On se demandera peut-être pourquoi, si M. Funck-Brentano a si bonne opinion de l’esprit des sophistes, il les décore d’un nom qui donne d’eux, quoi qu’on fasse, une idée défavorable ; pourquoi, s’ils sont d’honnêtes philosophes, coupables seulement de se tromper de bonne foi, il les désigne d’un mot qui exprime juste le contraire ; pourquoi enfin, s’ils sont nécessaires et rendent de si grands services, il les traite parfois avec tant de dureté ; car il paraît partagé entre deux tendances contraires, et, après les éloges que nous avons rapportés, il lui arrive de laisser échapper des paroles assez méprisantes. Il ne semble pas possible de faire à cette question une réponse satisfaisante, et, après avoir bien cherché, nous ne sommes pas parvenu à comprendre comment l’auteur n’a pas vu, ou, s’il l’a vue, comment il n’a pas fait disparaître la contradiction qui éclate entre les idées qu’il exprime et le langage dont il se sert.
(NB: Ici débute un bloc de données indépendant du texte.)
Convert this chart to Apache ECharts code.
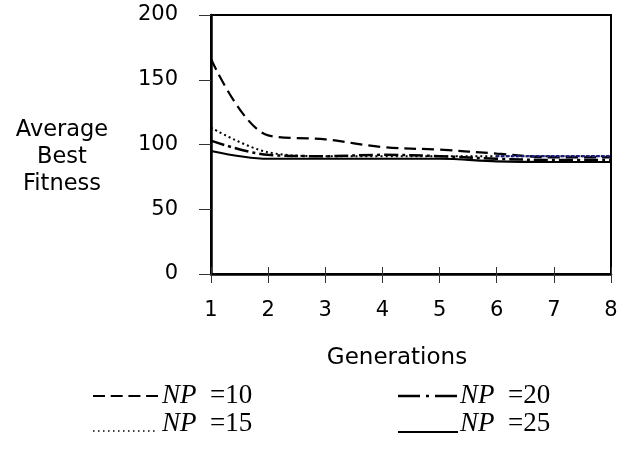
<!DOCTYPE html>
<html>
<head>
<meta charset="utf-8">
<script src="https://cdn.jsdelivr.net/npm/echarts@6/dist/echarts.min.js"></script>
<style>
html,body{margin:0;padding:0;background:#fff;}
#chart{width:631px;height:472px;}
</style>
</head>
<body>
<div id="chart"></div>
<script>
const generations = [1, 2, 3, 4, 5, 6, 7, 8];
const np10 = [166, 107, 104, 98, 96, 93, 90, 90];
const np15 = [113, 94, 91, 91, 91, 91, 91, 91];
const np20 = [103, 92, 91, 92, 91, 89, 88, 88];
const np25 = [95, 89, 89, 89, 89, 87, 86.5, 86.5];
const yTicks = [0, 50, 100, 150, 200];
const legendLabels = ['10', '15', '20', '25'];
const blueFromGeneration = 6;

const axisFont = 'DejaVu Sans';
const pairs = arr => generations.map((g, i) => [g, arr[i]]);

const chart = echarts.init(document.getElementById('chart'), null, {renderer: 'canvas'});

function mkSeries(name, data, lineType, width, color) {
  return {
    name: name, type: 'line', data: data, smooth: 0.35,
    showSymbol: false, symbol: 'none', xAxisIndex: 0, yAxisIndex: 0,
    lineStyle: {color: color || '#000', width: width, type: lineType},
    animation: false
  };
}

const legendText = (x, y, label) => ({
  type: 'text', x: x, y: y,
  style: {text: '{i|NP}  =' + label, font: '27px "Liberation Serif"', fill: '#000', verticalAlign: 'middle',
    rich: {i: {fontStyle: 'italic', fontFamily: 'Liberation Serif', fontSize: 27}}}
});

const option = {
  animation: false,
  backgroundColor: '#fff',
  grid: {left: 211, right: 20, top: 15, bottom: 198, show: true, borderColor: '#000', borderWidth: 2, backgroundColor: 'transparent'},
  xAxis: [{
    type: 'value', min: 1, max: 8, interval: 1,
    axisLine: {show: true, lineStyle: {color: '#000', width: 2.5}},
    axisTick: {show: true, length: 9, lineStyle: {color: '#333', width: 1}},
    axisLabel: {margin: 26, fontSize: 21, fontFamily: axisFont, color: '#000'},
    splitLine: {show: false}
  }, {
    type: 'value', min: 1, max: 8, interval: 1, position: 'bottom',
    axisLine: {show: false},
    axisTick: {show: true, inside: true, length: 7, lineStyle: {color: '#333', width: 1}},
    axisLabel: {show: false},
    splitLine: {show: false}
  }],
  yAxis: {
    type: 'value', min: yTicks[0], max: yTicks[yTicks.length - 1], interval: 50,
    axisLine: {show: true, lineStyle: {color: '#000', width: 2.5}},
    axisTick: {show: true, length: 12, lineStyle: {color: '#333', width: 1}},
    axisLabel: {margin: 33, fontSize: 21, fontFamily: axisFont, color: '#000'},
    splitLine: {show: false}
  },
  series: [
    mkSeries('NP =10', pairs(np10), [12, 6], 2.2),
    mkSeries('NP =15', pairs(np15), [2, 3], 2),
    mkSeries('NP =20', pairs(np20), [14, 4, 3, 4], 2.5),
    mkSeries('NP =25', pairs(np25), 'solid', 2.2),
    mkSeries('NP =15 tail', pairs(np15).filter(p => p[0] >= blueFromGeneration), [3, 2], 2.2, '#1c1c8e')
  ],
  graphic: [
    {type: 'text', x: 62, y: 157.5, style: {text: 'Average\nBest\nFitness', font: '22.5px "DejaVu Sans"', fill: '#000', align: 'center', verticalAlign: 'middle', lineHeight: 27}},
    {type: 'text', x: 397, y: 358, style: {text: 'Generations', font: '23px "DejaVu Sans"', fill: '#000', align: 'center', verticalAlign: 'middle'}},
    {type: 'line', shape: {x1: 93, y1: 396, x2: 158, y2: 396}, style: {stroke: '#000', lineWidth: 2, lineDash: [12, 5.7]}},
    legendText(162, 396, legendLabels[0]),
    {type: 'line', shape: {x1: 93, y1: 431, x2: 155, y2: 431}, style: {stroke: '#000', lineWidth: 1.5, lineDash: [1.5, 3.5]}},
    legendText(162, 424, legendLabels[1]),
    {type: 'line', shape: {x1: 398, y1: 396, x2: 458, y2: 396}, style: {stroke: '#000', lineWidth: 2.5, lineDash: [22, 6, 3, 6]}},
    legendText(460, 396, legendLabels[2]),
    {type: 'line', shape: {x1: 398, y1: 432, x2: 458, y2: 432}, style: {stroke: '#000', lineWidth: 2}},
    legendText(460, 424, legendLabels[3])
  ]
};
chart.setOption(option);
</script>
</body>
</html>
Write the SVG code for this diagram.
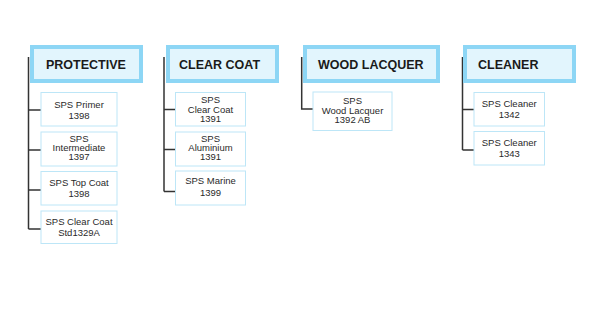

On aura beau en effet définir, commenter, atténuer : personne ne prendra jamais le titre de sophiste pour un compliment. C’est une injure. Pourquoi donc M. Funck-Brentano injurie-t-il des hommes tels que Mill et M. Spencer ? S’il est certain, comme il le laisse voir en plusieurs passages, de posséder la vérité absolue, s’il détient par-devers lui un système qui résout toutes les difficultés et donne sur tout des clartés irrésistibles, ne peut-il du moins redresser, sans gros mot, les pauvres égarés, moins heureux, moins privilégiés ou moins bien doués que lui ? Il n’appartient certes pas à la confrérie de ceux qui prennent les invectives pour des raisons. Il sait discuter ; il a l’esprit trop cultivé et trop ouvert, il a trop fréquenté les philosophes pour qu’on puisse soupçonner en lui rien qui ressemble à du fanatisme ou à de l’intolérance. Pourquoi donc étaler à la première page du livre une intolérance qui n’est ni dans le livre lui-même ni dans l’esprit de l’auteur ? — M. Funck-Brentano a fait tort à lui-même et à son livre par le titre qu’il a choisi.